Final man on the roster

The end-of-roster battle is something we'll be tracking throughout camp (and we wrote about this some last week), as it's rare that the Sixers have had enough good players to worry about the end of the bench. From my vantage point, there are essentially three guys competing for the final spot on the roster, and one has a leg up on the others.

Those three men: Isaiah Joe, Trevelin Queen, and Charles Bassey. Joe entered the offseason as perhaps the most likely candidate to be cut, but based on his own performance this summer and the way the roster has evolved since, he feels like the obvious frontrunner to lock down a spot here. Harrell's arrival is likely to squeeze Bassey out unless the Sixers opt to carry four bigs, which doesn't feel likely. Joe was a far superior performer at Summer League compared to Queen, fills a more obvious niche in theory, and is younger than Queen to boot, even if Queen's basketball journey makes measuring his experience in years tougher than normal.

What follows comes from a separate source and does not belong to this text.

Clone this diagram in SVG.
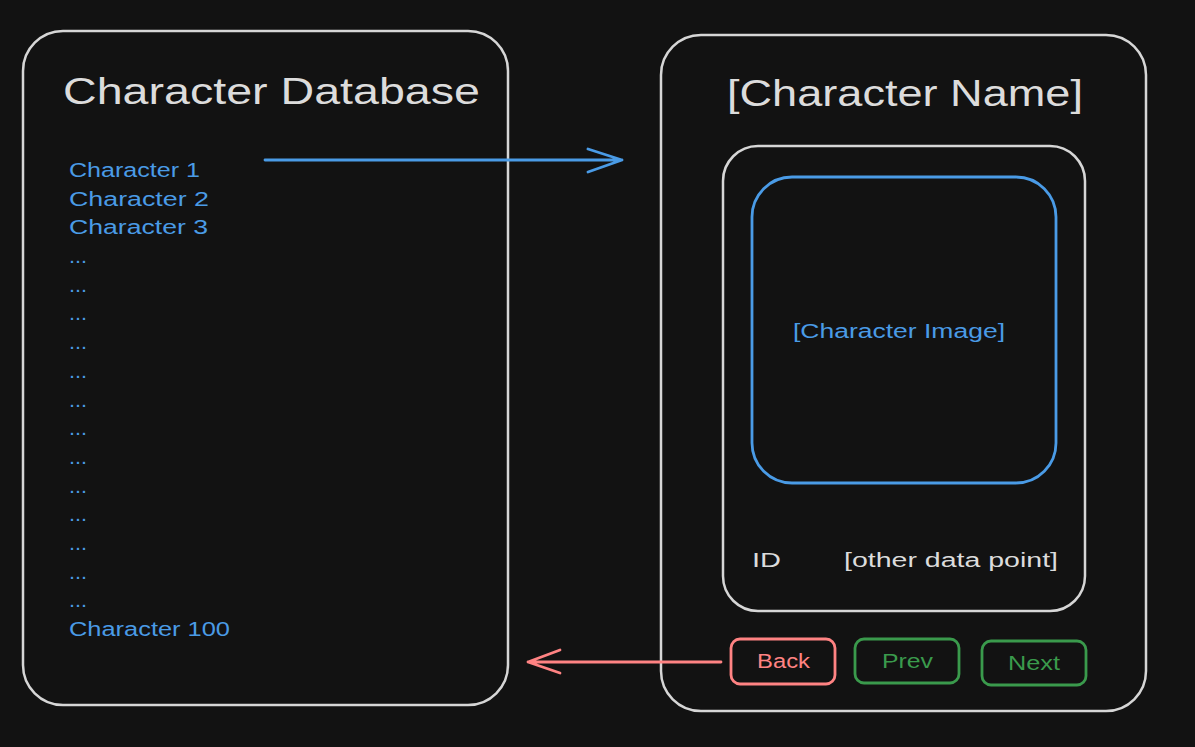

I wouldn't write Joe's name in permanent ink just yet, though. While all of the above is true and Joe is theoretically a dangerous and flexible shooter, that is still mostly theoretical in NBA terms. The idea is that his combination of good free throw numbers, effortless form, and pockets of success are indicators of what could happen if he gets a larger opportunity, all of which is reasonable. That said, it would not be shocking if Queen looks better on an NBA floor with real spacing than he did in Summer League, proving more useful with room to operate and real NBA talent alongside him. Perhaps unlikely, but not impossible that he wins a camp battle and the team decides to roll the dice on a different sort of player to fill that final spot on the roster.

The exciting thing here is that Joe, who some fans earnestly believe should be a regular rotation guy, is someone who has to come out and earn his place. That speaks to the improvement of the roster, and this should help foster a super competitive preseason internally.